GIVEN TASK
Your task is to reproduce, verbatim and without pictures, the lines from the opening of the listing through the line containing "ellipse, fill=white, minimum".

───

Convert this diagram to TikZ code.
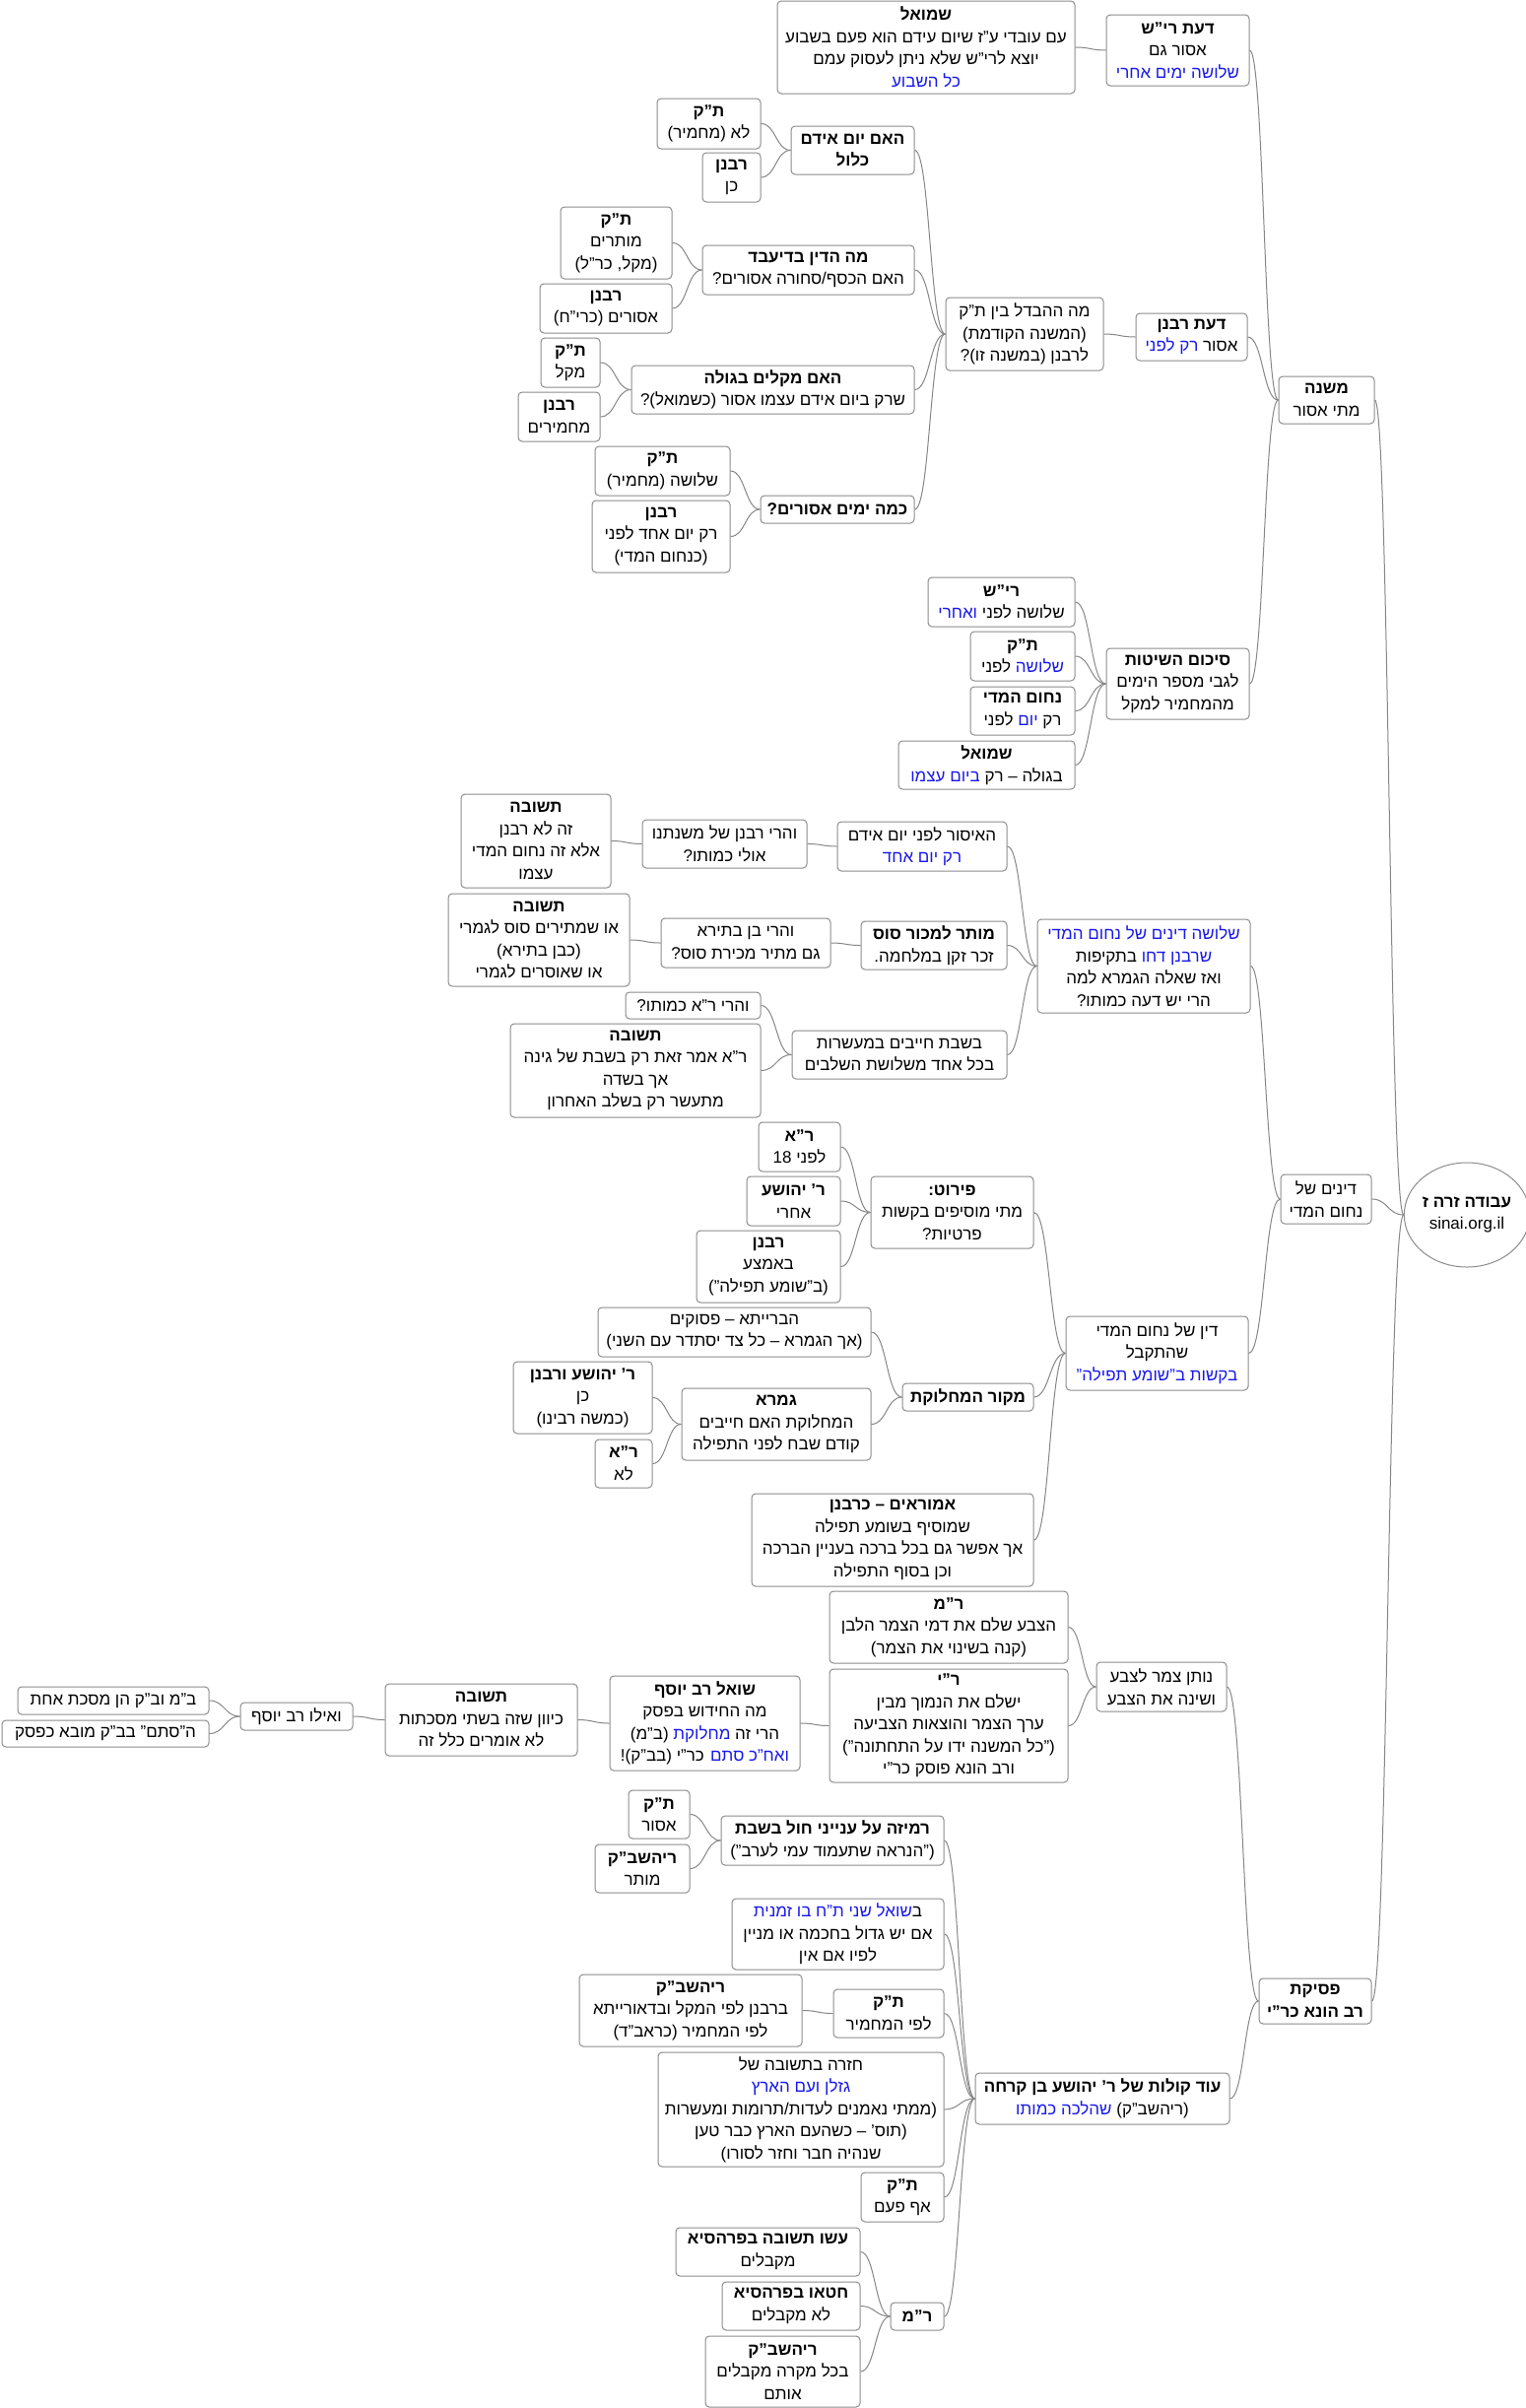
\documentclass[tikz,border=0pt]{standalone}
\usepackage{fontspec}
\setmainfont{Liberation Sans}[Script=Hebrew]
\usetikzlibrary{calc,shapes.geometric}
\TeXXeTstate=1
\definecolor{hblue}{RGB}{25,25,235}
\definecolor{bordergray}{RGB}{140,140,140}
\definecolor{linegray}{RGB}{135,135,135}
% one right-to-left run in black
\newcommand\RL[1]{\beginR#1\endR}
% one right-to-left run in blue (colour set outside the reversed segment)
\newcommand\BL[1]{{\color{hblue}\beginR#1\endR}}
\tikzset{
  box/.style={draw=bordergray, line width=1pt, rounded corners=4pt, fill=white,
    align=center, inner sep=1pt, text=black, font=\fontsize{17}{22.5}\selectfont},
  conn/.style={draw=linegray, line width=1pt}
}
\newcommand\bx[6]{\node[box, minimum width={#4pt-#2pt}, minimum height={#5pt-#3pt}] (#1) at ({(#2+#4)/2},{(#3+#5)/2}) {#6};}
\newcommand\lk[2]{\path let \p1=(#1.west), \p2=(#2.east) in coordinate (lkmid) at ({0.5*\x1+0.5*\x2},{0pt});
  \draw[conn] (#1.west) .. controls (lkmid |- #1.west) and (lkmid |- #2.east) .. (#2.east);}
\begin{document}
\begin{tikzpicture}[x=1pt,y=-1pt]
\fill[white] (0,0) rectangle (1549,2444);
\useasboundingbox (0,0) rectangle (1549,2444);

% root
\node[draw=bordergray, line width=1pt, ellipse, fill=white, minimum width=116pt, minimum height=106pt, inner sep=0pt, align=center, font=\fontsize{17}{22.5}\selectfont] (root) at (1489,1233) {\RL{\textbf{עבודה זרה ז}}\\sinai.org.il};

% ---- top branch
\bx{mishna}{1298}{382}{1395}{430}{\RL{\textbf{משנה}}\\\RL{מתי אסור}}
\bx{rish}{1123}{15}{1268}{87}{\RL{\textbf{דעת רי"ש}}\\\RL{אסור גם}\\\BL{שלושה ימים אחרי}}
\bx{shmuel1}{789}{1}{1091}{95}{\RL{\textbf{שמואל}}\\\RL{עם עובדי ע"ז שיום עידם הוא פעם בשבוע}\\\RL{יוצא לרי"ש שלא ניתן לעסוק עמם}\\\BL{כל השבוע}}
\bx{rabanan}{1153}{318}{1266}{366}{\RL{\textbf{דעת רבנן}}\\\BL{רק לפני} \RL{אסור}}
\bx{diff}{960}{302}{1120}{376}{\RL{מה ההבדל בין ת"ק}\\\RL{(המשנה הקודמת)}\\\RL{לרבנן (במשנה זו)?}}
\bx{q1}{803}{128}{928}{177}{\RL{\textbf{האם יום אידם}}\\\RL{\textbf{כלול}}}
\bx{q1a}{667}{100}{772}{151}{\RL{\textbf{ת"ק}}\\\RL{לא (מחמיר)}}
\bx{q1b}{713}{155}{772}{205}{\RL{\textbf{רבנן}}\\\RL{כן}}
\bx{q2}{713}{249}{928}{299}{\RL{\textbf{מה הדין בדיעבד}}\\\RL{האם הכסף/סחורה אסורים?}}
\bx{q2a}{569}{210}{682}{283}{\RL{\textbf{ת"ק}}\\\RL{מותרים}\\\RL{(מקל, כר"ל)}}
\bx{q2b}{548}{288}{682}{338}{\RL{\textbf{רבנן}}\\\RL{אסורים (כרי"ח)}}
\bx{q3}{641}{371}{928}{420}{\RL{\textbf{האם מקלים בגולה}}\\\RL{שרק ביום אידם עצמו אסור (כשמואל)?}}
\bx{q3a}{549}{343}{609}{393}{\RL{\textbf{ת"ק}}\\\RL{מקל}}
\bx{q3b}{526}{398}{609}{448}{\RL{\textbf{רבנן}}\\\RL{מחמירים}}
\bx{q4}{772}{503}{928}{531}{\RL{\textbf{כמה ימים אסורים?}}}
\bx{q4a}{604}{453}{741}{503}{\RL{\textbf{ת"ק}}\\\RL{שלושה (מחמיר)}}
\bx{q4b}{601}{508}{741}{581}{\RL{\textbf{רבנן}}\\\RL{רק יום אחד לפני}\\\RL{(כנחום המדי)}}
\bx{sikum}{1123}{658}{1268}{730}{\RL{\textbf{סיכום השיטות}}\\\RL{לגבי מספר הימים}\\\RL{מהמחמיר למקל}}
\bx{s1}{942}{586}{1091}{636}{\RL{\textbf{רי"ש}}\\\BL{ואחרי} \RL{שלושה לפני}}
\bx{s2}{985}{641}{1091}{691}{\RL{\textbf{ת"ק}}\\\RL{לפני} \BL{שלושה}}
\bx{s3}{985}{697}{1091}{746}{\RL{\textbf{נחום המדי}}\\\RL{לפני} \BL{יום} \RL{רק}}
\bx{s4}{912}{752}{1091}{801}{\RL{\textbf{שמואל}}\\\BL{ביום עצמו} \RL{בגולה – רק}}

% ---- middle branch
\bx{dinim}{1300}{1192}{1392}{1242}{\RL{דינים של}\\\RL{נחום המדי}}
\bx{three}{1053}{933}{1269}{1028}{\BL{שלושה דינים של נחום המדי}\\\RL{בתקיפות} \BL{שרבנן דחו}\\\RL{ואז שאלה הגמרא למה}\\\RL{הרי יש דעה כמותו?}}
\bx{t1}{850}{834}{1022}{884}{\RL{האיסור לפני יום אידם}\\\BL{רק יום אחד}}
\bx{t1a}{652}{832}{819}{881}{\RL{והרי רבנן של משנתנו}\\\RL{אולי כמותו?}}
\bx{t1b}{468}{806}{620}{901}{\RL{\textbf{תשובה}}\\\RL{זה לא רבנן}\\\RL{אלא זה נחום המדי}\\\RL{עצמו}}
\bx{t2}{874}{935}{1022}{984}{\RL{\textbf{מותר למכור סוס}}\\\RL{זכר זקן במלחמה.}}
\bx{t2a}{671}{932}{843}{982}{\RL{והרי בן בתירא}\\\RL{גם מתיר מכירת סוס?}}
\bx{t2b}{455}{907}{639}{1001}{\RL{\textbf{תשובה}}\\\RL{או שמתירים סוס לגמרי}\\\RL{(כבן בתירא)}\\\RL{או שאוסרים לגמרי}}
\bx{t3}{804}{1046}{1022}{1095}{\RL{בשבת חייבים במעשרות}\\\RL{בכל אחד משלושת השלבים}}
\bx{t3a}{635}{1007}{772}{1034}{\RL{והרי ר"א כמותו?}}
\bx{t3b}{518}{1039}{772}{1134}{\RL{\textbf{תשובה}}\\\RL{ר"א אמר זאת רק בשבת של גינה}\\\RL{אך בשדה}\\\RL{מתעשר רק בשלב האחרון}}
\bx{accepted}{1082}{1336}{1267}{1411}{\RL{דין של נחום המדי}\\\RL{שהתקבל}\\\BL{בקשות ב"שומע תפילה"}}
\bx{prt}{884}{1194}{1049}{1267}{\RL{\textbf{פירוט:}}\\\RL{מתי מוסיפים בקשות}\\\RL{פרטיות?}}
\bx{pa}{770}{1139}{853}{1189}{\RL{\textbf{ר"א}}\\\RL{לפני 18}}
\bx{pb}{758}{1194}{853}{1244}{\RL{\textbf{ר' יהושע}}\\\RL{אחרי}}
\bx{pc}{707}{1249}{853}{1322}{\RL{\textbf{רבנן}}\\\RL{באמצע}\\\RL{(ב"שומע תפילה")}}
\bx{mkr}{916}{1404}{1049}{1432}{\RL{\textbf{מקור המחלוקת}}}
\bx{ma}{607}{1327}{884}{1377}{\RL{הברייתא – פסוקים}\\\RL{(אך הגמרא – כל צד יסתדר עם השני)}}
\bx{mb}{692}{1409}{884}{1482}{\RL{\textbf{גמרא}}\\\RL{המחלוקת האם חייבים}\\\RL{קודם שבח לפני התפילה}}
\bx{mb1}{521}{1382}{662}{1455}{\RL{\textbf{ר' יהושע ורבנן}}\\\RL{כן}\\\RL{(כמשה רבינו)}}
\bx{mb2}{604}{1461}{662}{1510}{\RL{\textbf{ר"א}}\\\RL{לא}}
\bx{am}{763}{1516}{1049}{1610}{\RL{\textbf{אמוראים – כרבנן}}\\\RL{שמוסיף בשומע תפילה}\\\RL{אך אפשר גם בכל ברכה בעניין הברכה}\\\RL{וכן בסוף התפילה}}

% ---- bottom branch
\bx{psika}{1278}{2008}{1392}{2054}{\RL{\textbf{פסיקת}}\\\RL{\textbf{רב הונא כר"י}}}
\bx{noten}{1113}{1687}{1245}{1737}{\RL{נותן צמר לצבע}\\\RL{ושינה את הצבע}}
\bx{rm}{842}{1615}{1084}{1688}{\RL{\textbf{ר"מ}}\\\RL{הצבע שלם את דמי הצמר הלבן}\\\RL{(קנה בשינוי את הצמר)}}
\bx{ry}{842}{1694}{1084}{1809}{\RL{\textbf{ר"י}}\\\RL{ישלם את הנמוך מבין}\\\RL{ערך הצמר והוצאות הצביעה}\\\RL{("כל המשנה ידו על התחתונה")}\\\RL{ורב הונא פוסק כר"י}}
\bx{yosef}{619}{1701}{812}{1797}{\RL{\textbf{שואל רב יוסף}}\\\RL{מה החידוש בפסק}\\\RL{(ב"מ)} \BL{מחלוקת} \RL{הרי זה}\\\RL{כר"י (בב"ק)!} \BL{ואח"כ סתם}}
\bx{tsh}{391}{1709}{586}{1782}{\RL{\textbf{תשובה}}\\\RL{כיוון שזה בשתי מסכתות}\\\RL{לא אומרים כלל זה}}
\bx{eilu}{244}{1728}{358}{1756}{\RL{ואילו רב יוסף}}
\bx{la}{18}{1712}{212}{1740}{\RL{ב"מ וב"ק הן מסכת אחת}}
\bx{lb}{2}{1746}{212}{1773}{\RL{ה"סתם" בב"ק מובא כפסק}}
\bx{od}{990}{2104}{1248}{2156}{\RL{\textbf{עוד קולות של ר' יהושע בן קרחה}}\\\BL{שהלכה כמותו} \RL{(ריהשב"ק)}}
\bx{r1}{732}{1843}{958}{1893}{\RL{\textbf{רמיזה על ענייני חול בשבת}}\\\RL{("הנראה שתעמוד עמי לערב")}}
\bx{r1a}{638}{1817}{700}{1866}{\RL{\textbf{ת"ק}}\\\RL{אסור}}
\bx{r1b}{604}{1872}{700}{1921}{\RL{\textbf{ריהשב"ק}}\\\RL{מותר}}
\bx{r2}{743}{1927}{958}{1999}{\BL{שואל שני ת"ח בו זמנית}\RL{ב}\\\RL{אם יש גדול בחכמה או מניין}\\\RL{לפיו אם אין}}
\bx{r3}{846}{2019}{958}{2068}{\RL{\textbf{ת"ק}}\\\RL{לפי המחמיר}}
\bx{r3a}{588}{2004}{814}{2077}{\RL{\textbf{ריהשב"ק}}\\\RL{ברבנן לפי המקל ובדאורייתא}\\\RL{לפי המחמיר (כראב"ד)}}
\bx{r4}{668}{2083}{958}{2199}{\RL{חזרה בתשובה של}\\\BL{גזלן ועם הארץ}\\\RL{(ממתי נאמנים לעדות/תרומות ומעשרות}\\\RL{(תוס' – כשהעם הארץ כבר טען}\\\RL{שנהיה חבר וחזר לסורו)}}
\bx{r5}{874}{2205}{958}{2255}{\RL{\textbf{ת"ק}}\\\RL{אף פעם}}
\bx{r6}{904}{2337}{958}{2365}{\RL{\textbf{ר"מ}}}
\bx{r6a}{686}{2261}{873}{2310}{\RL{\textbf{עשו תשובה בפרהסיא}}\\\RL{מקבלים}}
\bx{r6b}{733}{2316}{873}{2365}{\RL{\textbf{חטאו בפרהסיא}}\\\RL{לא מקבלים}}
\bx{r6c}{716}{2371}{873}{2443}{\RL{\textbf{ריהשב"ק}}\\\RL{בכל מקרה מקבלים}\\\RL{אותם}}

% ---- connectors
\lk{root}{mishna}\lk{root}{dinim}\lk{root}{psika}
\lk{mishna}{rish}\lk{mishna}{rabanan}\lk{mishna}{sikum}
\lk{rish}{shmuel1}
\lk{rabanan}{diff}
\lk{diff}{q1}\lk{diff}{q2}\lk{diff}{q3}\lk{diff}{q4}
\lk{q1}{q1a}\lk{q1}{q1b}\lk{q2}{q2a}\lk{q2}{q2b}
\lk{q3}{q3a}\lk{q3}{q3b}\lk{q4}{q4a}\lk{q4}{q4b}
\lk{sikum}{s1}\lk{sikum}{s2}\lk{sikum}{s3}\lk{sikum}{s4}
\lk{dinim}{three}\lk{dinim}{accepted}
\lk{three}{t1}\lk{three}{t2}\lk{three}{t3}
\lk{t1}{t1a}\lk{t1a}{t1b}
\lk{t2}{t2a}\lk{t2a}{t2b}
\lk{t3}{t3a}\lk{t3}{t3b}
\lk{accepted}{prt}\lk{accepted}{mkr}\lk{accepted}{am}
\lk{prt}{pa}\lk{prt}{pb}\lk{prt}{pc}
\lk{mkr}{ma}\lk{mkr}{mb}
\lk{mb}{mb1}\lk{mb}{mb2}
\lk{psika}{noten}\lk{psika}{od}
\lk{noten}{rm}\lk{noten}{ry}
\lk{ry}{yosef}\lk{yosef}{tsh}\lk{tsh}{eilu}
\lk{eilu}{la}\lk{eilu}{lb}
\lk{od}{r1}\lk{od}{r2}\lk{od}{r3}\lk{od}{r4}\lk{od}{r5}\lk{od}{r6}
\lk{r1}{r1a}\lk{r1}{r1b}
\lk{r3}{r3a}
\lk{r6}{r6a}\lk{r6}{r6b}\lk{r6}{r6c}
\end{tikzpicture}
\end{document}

───

OUTPUT FOR THIS EXERCISE
Convert this diagram to TikZ code.
\documentclass[tikz,border=0pt]{standalone}
\usepackage{fontspec}
\setmainfont{Liberation Sans}[Script=Hebrew]
\usetikzlibrary{calc,shapes.geometric}
\TeXXeTstate=1
\definecolor{hblue}{RGB}{25,25,235}
\definecolor{bordergray}{RGB}{140,140,140}
\definecolor{linegray}{RGB}{135,135,135}
% one right-to-left run in black
\newcommand\RL[1]{\beginR#1\endR}
% one right-to-left run in blue (colour set outside the reversed segment)
\newcommand\BL[1]{{\color{hblue}\beginR#1\endR}}
\tikzset{
  box/.style={draw=bordergray, line width=1pt, rounded corners=4pt, fill=white,
    align=center, inner sep=1pt, text=black, font=\fontsize{17}{22.5}\selectfont},
  conn/.style={draw=linegray, line width=1pt}
}
\newcommand\bx[6]{\node[box, minimum width={#4pt-#2pt}, minimum height={#5pt-#3pt}] (#1) at ({(#2+#4)/2},{(#3+#5)/2}) {#6};}
\newcommand\lk[2]{\path let \p1=(#1.west), \p2=(#2.east) in coordinate (lkmid) at ({0.5*\x1+0.5*\x2},{0pt});
  \draw[conn] (#1.west) .. controls (lkmid |- #1.west) and (lkmid |- #2.east) .. (#2.east);}
\begin{document}
\begin{tikzpicture}[x=1pt,y=-1pt]
\fill[white] (0,0) rectangle (1549,2444);
\useasboundingbox (0,0) rectangle (1549,2444);

% root
\node[draw=bordergray, line width=1pt, ellipse, fill=white, minimum width=116pt, minimum height=106pt, inner sep=0pt, align=center, font=\fontsize{17}{22.5}\selectfont] (root) at (1489,1233) {\RL{\textbf{עבודה זרה ז}}\\sinai.org.il};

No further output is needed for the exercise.